Pensioni, l’Europa avvisa Prodi: gli italiani ci vanno troppo presto

Da Eurostat arriva l’ennesimo monito di Bruxelles al governo: «Dal 1998 l’età media è salita ovunque tranne che in Italia»

da Roma

Gli italiani sono i lavoratori europei che vanno per primi in pensione. Gli uomini a 58,4 anni, le donne a 57,2. Vale a dire, gli uomini escono dal mondo del lavoro 7 anni prima dei 65 anni ufficiali. Le donne, tre anni prima. In Germania gli uomini vanno a riposo a 61,6 anni e le donne a 59,9; in Spagna, rispettivamente a 62,6 e 59,5; in Svezia a 63,9 e 63,3.
Ma avere i pensionati più giovani d’Europa è un privilegio che costa caro: non a caso la spesa previdenziale assorbe quasi il 14% della ricchezza prodotta in un anno. E che Eurostat segnala non senza una vena polemica.
Viene dall’Istituto statistico europeo, con base a Lussemburgo, infatti, l’ultimo documento che critica il sistema previdenziale italiano. E da notare che Eurostat, per la burocrazia europea, altro non è che un dipartimento alle dipendenze del commissario per gli Affari economici e monetari, Joaquin Almunia. Da qui le preoccupazioni del commissario per le mancate riforme delle pensioni. Preoccupazioni che trovano conferma negli ultimi dati di Eurostat.
Gli esperti di Eurostat sottolineano come dal 1998 (da quando è stata creata l’area dell’euro), l’età media effettiva di pensionamento sia gradualmente aumentata in quasi tutti i Paesi europei. Ad eccezione dell’Italia «dove, anzi, si è registrata una caduta».
Un’inversione di tendenza si era registrata - ricordano a Lussemburgo - con la riforma Tremonti-Maroni e con l’innalzamento dell’età pensionabile a 60 anni (lo scalone), a partire dal primo gennaio del 2008. Ora il governo ha firmato un Protocollo con i sindacati per eliminare lo scalone e per sostituirlo con aumenti graduati dell’età pensionabile.
Sull’argomento - almeno ufficialmente - la Commissione non si è formalmente pronunciata.
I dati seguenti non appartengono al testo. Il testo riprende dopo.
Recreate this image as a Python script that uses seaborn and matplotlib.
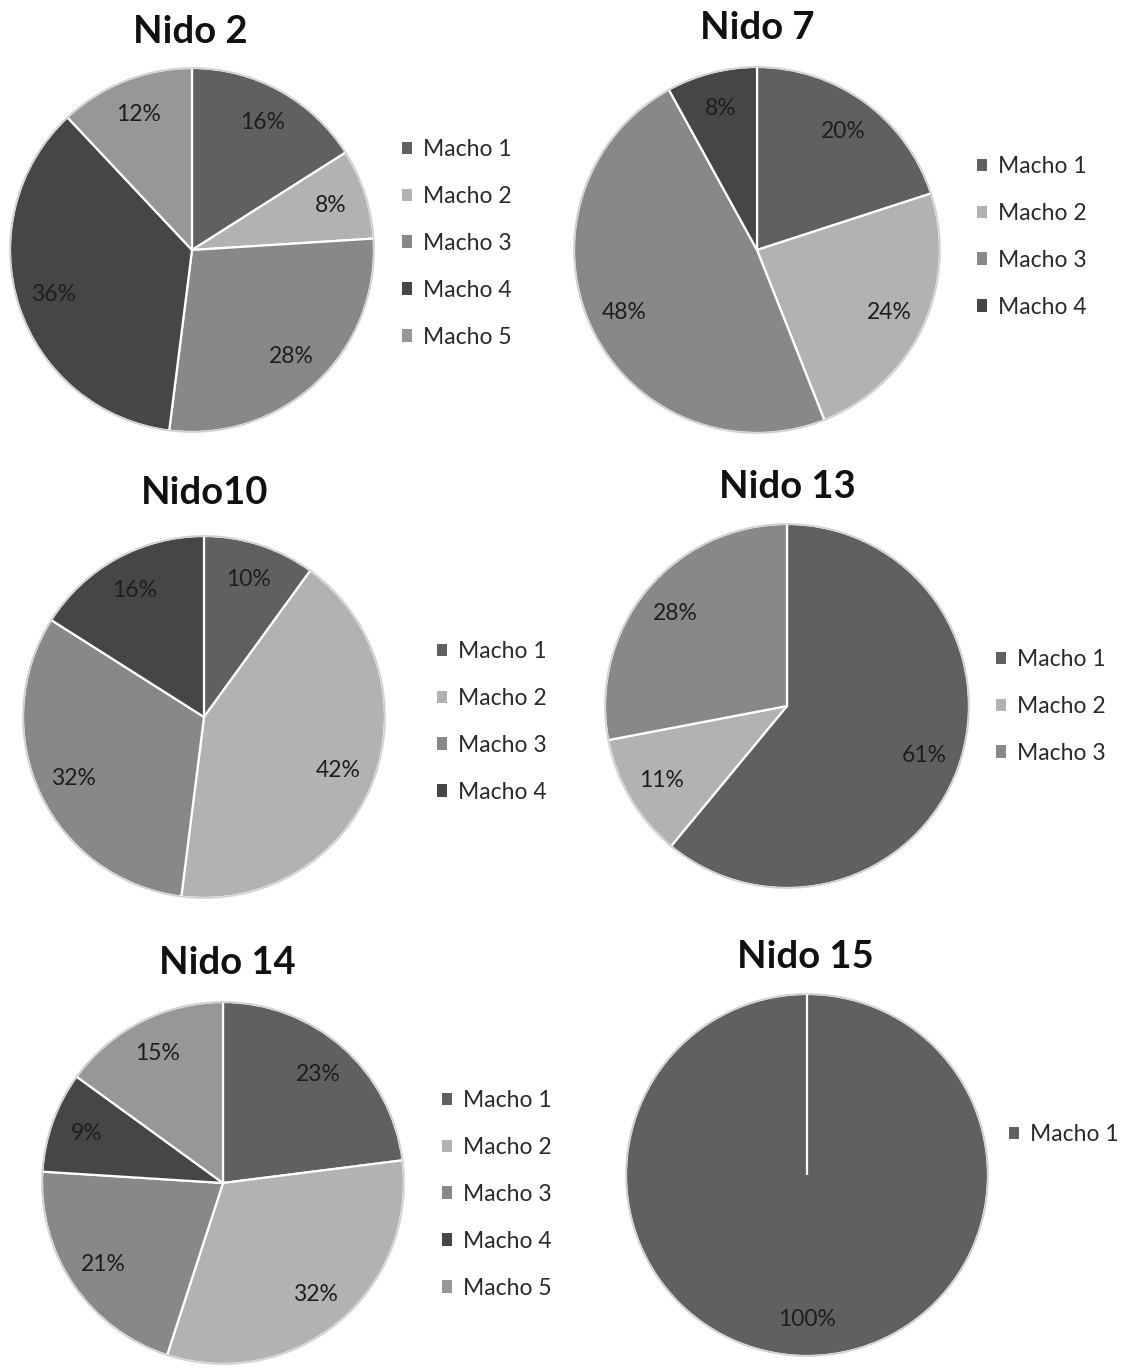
import matplotlib
matplotlib.use("Agg")
import matplotlib.pyplot as plt
from matplotlib.patches import Patch
import seaborn as sns

sns.set_theme(style="white")
plt.rcParams["font.family"] = ["Lato", "DejaVu Sans"]

# Share of each male per nest (percent)
nido_2 = [16, 8, 28, 36, 12]
nido_7 = [20, 24, 48, 8]
nido_10 = [10, 42, 32, 16]
nido_13 = [61, 11, 28]
nido_14 = [23, 32, 21, 9, 15]
nido_15 = [100]

titles = ["Nido 2", "Nido 7", "Nido10", "Nido 13", "Nido 14", "Nido 15"]
machos = ["Macho 1", "Macho 2", "Macho 3", "Macho 4", "Macho 5"]
series = [nido_2, nido_7, nido_10, nido_13, nido_14, nido_15]

# Grey shades per male
greys = ["#606060", "#b2b2b2", "#888888", "#464646", "#979797"]

W, H = 1125, 1369
fig = plt.figure(figsize=(W / 100, H / 100), dpi=100)
fig.patch.set_facecolor("white")

# layout in pixels: pie centre, radius, title centre, legend top-left
layout = [
    dict(c=(192, 250), r=182, t=(190, 32), lg=(402, 139)),
    dict(c=(757, 250), r=183, t=(757, 28), lg=(977, 156)),
    dict(c=(204, 717), r=181, t=(205, 493), lg=(437, 641)),
    dict(c=(787, 706), r=182, t=(787, 487), lg=(996, 649)),
    dict(c=(223, 1183), r=181, t=(227, 963), lg=(442, 1090)),
    dict(c=(807, 1175), r=181, t=(805, 957), lg=(1009, 1124)),
]

for vals, title, lay in zip(series, titles, layout):
    cx, cy = lay["c"]
    r = lay["r"]
    pad = 1.03
    side = 2 * r * pad
    ax = fig.add_axes([(cx - side / 2) / W, 1 - (cy + side / 2) / H, side / W, side / H])
    cols = greys[: len(vals)]
    wedges, _, autotexts = ax.pie(
        vals,
        colors=cols,
        startangle=90,
        counterclock=False,
        autopct=lambda p: f"{p:.0f}%",
        pctdistance=0.8,
        radius=1,
        wedgeprops=dict(edgecolor="white", linewidth=1.6),
        textprops=dict(fontsize=16.5, color="#1e1e1e"),
    )
    if len(vals) == 1:
        ax.vlines(0, 0, 1, colors="white", linewidth=1.6)
    # faint rim around the pie
    rim = plt.Circle((0, 0), 1.0, fill=False, edgecolor="#d0d0d0", linewidth=1.2)
    ax.add_patch(rim)
    ax.set_xlim(-pad, pad)
    ax.set_ylim(-pad, pad)
    ax.set_aspect("equal")
    ax.axis("off")

    tx, ty = lay["t"]
    fig.text(tx / W, 1 - ty / H, title, ha="center", va="center",
             fontsize=27.5, fontweight="bold", color="#111111")

    handles = [Patch(facecolor=c, edgecolor="none") for c in cols]
    lx, ly = lay["lg"]
    fig.legend(handles, machos[: len(vals)], loc="upper left",
               bbox_to_anchor=(lx / W, 1 - ly / H), frameon=False,
               fontsize=16.5, handlelength=0.45, handleheight=0.45,
               handletextpad=0.45, labelspacing=1.13, borderpad=0,
               borderaxespad=0, labelcolor="#2a2a2a")

fig.savefig("out.png", dpi=100, facecolor="white")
A livello informale, però, ha già fatto sapere al governo di non condividere la scelta, in quanto non garantisce la sostenibilità di lungo periodo. E in qualunque caso, il Protocollo sul welfare (che dovrà essere tradotto in norme con la legge finanziaria) segna comunque una direzione contraria da quella adottata a livello europeo e fotografata da Eurostat con il documento che attesta come i pensionati italiani siano i più giovani della Ue.
Non è casuale la scelta dell’Istituto di statistica europeo di datare il 1998 come «anno zero» delle riforme previdenziali con conseguente aumento dell’età di ritiro dal mondo del lavoro. L’introduzione dell’area dell’euro ha costretto i diversi stati membri ad attuare riforme strutturali in grado di mettere sotto controllo la spesa pubblica; e, quindi, il debito. Prime fra tutte quelle delle pensioni, seguite da una maggiore liberalizzazione del mercato del lavoro che, favorendo il numero di occupati, garantiva l’altra zampa del tavolo previdenziale, quello contributivo.
Riforma strutturali che, per queste ragioni, figurano ai primi posti dell’Agenda di Lisbona. Ed il Consiglio europeo di Lisbona venne guidato da Romano Prodi quale presidente della Commissione europea. Oggi, però, proprio Prodi ha annacquato la riforma delle pensioni votata nella precedente legislatura, ed apprezzata a livello europeo; e punta a minare la Legge Biagi, che ha favorito una maggiore liberalizzazione del mercato del lavoro.


È ovvio, quindi, che la Commissione europea stigmatizzi le scelte del governo in materia di riforma previdenziale: riporta l’Italia indietro nell’aumento dell’età pensionabile; e rallenta quella sostenibilità della spesa garantita dalla Tremonti-Maroni e dallo scalone.